Sepp Blatter believes the World Cup finals in Brazil have converted Michel Platini to the cause of goal-line technology.
Platini, French president of European federation UEFA, has always been resolutely opposed to any form of technical assistance; FIFA president Blatter, however, had changed from opponent to proponent after Frank Lampard’s ‘phantom goal’ at the 2010 finals.
The law-making International Board approved goal-line technology in 2012 and this is the first World Cup in which it has been used, to decisive effect on several occasions.
Blatter, in an interview with FIFA.com, said: “It works well which is why we need this goal-line technology not only in the World Cup but in other competitions, in other leagues.

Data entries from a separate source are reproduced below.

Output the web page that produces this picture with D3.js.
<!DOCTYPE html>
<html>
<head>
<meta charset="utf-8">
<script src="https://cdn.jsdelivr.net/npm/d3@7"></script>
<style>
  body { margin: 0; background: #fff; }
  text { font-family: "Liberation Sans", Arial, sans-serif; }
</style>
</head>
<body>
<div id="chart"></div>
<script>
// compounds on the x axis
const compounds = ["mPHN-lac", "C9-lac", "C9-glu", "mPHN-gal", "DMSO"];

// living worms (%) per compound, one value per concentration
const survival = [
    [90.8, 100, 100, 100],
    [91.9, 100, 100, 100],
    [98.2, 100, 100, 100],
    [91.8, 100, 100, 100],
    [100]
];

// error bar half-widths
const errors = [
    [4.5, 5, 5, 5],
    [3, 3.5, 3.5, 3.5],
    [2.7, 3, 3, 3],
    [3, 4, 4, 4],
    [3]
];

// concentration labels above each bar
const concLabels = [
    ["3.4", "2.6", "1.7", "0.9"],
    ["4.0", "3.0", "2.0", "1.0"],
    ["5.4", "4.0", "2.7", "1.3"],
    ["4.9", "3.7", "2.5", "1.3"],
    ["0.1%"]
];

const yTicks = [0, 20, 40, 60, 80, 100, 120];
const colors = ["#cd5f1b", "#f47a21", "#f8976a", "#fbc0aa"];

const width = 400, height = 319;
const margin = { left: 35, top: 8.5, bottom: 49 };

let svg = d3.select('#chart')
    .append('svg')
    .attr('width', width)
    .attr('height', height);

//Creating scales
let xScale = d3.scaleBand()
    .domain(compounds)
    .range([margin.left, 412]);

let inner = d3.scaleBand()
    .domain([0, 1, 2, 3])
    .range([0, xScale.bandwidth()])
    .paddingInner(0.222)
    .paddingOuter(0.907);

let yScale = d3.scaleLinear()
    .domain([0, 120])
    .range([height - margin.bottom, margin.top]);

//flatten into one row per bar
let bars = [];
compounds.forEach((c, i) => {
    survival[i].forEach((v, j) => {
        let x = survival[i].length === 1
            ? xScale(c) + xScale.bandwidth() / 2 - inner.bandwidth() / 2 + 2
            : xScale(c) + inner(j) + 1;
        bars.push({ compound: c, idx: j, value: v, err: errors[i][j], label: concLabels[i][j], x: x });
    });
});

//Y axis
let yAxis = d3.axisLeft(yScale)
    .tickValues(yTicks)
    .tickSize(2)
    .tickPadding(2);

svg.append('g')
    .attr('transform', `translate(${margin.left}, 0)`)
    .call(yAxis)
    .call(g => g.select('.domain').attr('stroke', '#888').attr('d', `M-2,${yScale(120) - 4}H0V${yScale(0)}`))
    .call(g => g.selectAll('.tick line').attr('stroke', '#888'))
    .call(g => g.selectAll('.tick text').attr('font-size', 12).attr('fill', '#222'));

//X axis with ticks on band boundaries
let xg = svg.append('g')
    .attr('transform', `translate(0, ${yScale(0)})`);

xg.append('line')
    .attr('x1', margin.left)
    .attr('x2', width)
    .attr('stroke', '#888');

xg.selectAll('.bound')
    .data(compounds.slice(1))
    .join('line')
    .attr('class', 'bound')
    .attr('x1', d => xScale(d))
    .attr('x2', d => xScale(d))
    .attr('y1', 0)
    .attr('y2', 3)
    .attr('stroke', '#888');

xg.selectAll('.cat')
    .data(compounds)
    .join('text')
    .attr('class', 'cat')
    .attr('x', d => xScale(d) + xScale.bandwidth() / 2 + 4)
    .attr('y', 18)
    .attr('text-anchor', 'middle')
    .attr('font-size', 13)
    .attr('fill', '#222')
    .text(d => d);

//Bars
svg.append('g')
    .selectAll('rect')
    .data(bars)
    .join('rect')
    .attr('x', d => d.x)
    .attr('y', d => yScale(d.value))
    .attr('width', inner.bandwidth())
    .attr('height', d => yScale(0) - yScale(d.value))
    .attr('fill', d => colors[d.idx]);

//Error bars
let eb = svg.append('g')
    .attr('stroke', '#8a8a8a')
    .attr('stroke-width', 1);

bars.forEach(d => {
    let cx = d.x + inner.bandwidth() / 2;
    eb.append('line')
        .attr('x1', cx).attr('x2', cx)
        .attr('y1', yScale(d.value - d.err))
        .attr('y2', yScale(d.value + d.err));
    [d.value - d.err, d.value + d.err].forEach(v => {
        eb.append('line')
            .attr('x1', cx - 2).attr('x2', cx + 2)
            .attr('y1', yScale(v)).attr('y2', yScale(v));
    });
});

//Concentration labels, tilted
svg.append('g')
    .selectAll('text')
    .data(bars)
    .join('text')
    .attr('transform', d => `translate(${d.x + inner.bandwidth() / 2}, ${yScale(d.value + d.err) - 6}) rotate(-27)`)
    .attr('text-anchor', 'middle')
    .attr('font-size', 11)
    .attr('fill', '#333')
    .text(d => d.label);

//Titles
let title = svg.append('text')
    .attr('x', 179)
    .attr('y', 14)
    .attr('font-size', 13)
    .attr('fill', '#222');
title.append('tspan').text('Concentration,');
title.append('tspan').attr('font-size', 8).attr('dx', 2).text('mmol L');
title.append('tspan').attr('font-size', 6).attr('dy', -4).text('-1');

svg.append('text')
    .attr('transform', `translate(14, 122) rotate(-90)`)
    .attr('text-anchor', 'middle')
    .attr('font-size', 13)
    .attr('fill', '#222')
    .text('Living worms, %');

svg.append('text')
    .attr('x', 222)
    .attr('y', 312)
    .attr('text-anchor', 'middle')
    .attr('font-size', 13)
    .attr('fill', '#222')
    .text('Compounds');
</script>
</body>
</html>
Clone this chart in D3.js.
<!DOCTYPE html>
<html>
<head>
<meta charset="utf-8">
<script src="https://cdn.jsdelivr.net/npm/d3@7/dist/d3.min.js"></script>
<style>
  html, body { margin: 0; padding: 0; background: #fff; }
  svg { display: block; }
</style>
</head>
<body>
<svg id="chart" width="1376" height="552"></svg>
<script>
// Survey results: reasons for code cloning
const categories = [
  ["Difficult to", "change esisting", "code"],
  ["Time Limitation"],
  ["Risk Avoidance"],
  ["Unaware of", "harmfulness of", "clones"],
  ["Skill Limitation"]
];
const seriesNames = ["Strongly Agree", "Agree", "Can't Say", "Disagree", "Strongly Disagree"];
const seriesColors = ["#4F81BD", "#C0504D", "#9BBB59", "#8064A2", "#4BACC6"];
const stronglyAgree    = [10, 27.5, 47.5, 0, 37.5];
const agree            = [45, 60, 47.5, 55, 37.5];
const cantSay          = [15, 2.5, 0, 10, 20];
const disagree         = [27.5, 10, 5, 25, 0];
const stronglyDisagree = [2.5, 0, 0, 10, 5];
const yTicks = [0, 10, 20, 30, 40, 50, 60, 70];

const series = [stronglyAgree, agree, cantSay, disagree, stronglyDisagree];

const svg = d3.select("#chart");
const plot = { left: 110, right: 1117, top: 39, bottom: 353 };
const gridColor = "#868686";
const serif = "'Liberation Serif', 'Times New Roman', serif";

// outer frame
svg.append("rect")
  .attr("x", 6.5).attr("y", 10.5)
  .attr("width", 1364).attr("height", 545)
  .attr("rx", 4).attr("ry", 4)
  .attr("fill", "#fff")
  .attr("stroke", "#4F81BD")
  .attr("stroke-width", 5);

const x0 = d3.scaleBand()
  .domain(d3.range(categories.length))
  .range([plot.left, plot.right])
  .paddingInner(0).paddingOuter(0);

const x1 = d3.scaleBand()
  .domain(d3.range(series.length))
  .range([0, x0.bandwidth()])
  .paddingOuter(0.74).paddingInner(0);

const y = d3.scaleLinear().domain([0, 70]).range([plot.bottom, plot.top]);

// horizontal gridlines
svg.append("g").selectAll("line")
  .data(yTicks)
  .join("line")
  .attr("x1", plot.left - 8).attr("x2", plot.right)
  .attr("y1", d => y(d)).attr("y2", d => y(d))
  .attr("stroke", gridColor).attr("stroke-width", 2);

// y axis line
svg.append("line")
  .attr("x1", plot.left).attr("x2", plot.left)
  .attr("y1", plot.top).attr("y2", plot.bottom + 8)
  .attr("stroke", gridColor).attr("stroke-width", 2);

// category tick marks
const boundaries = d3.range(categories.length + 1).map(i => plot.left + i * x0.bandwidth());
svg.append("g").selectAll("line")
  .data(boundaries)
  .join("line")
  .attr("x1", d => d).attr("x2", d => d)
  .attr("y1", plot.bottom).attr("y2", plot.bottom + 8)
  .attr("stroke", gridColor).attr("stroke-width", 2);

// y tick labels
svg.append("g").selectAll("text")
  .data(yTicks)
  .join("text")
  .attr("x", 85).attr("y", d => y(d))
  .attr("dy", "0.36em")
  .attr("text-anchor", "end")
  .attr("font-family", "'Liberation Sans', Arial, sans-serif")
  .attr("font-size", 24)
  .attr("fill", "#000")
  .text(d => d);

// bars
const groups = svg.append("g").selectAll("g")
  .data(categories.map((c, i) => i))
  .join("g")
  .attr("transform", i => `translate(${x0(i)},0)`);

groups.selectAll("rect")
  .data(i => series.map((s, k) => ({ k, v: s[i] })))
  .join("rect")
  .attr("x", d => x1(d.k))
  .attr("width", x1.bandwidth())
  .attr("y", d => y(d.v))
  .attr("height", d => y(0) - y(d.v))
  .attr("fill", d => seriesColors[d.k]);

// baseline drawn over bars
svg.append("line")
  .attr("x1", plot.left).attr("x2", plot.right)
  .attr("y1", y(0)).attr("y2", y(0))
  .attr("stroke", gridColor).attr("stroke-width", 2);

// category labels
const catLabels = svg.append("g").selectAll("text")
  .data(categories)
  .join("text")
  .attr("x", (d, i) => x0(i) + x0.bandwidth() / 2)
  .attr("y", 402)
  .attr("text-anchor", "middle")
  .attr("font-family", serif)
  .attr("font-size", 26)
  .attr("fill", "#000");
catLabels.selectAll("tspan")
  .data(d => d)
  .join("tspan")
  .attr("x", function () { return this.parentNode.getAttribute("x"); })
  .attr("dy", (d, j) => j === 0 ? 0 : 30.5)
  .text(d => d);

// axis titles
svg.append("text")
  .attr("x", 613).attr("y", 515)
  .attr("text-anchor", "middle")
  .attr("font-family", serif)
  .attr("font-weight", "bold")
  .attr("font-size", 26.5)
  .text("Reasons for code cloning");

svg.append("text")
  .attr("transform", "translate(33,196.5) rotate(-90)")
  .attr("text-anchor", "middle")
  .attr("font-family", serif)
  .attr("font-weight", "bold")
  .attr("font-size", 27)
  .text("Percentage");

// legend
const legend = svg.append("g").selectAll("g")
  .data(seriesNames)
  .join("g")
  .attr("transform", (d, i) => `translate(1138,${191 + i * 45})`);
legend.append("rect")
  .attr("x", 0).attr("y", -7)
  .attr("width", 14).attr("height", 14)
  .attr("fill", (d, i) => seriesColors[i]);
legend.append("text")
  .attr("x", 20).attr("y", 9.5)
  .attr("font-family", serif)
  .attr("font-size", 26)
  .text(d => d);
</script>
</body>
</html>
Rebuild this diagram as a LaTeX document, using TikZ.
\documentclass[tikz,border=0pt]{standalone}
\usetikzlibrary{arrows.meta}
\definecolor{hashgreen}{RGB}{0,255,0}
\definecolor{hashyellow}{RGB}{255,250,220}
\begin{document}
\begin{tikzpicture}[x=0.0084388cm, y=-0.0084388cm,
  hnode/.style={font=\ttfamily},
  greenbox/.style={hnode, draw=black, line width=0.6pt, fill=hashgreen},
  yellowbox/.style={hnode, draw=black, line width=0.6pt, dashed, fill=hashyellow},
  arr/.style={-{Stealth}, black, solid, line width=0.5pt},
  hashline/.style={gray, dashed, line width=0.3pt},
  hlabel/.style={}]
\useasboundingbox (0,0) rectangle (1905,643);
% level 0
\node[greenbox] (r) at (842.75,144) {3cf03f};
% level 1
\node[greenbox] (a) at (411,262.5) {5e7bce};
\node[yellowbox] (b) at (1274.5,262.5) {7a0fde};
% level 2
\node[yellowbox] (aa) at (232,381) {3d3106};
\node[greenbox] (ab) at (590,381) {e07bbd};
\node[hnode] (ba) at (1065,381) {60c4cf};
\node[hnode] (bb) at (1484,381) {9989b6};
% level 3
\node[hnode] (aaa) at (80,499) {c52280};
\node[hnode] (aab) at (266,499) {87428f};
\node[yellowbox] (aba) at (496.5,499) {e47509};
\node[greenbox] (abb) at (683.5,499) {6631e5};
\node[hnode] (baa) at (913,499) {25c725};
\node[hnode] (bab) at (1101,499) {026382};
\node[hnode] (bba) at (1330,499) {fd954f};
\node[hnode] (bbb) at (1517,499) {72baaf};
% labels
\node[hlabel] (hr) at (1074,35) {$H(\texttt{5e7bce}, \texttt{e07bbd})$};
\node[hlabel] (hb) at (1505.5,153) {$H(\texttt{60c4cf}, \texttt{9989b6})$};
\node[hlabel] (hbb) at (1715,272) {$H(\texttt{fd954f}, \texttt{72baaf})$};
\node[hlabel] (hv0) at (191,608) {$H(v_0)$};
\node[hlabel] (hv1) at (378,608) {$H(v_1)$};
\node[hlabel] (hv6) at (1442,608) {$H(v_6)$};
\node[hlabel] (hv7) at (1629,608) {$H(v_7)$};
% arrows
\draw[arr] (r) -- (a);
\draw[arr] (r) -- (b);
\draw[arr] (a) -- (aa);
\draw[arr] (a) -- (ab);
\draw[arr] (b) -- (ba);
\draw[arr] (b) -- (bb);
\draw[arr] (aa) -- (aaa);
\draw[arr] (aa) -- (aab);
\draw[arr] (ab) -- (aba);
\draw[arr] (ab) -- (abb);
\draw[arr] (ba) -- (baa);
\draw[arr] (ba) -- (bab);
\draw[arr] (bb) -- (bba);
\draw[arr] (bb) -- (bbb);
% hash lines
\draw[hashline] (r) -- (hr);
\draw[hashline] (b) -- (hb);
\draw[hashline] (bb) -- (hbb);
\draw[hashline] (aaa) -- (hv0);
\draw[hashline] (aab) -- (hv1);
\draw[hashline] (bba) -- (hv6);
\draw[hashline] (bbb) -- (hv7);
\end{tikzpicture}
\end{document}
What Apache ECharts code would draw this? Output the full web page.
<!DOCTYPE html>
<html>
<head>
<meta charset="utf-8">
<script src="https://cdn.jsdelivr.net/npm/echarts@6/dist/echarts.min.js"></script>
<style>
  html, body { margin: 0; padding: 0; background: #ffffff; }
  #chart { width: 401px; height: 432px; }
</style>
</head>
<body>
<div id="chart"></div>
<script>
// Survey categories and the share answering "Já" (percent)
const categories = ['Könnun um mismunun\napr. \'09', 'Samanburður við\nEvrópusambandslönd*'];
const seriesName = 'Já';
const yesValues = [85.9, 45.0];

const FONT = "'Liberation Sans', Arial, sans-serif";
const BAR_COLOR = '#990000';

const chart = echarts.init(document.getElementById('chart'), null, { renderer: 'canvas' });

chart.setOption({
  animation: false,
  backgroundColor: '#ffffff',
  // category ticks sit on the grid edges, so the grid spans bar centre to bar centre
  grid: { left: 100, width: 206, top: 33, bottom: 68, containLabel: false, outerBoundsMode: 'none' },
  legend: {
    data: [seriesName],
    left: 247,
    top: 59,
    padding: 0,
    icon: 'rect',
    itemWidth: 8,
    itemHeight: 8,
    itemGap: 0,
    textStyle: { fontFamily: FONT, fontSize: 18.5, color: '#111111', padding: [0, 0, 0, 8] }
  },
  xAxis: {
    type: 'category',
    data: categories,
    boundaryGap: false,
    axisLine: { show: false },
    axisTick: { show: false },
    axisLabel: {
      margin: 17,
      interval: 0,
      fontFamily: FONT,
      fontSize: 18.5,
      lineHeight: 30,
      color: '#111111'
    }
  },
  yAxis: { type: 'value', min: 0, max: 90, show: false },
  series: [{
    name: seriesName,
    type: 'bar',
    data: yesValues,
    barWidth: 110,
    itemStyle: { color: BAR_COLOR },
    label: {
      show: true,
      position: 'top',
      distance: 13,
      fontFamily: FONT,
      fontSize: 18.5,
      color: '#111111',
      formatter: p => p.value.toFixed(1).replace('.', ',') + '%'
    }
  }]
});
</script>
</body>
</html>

“It helps the referee and gives the public information that something has changed and there is no more discussion on a goal scored or not scored.
“This is important because scoring goals is the objective of football. . . I am sure that professional leagues will follow.
“I spoke with UEFA’s president, Michel Platini, who said he will introduce the goal-line technology for the next European Championship in 2016 in France.”
Blatter, in the interview, also welcomed the introduction of vanishing spray to maintain defensive discipline at a free kick on the edge of the penalty area. He said: “This is very good because it gives the attacking team the chance to take the free kick from a real distance and not the distance where the wall is always moving.
“Some professional players have already said: ‘Now [here] we have the nine metres but in our leagues we are at [only] six or seven metres.’”
The next development Blatter wants is for each team manager to be allowed two challenges each half for a referee’s decision.
FIFA’s president had launched the proposal at Congress on the eve of the World Cup. He acknowledged the complications, however, by saying that a challenge on an offside decision would not be possible because of the perpetual motion nature of football.
Blatter praised the “exceptional” positive attitude of all the teams at the World Cup in the early games unlike “former World Cups when everybody wanted not to lose.”
He also expressed thanks to the people of Brazil for coming out in support of the World Cup.
Blatter said: “We have realised that, after 48 matches out of the 64, the population of Brazil is more in the game than in the streets and more in the fan fests than in the demonstration and this is great and I have to thank the people of Brazil for the acceptance of this World Cup.”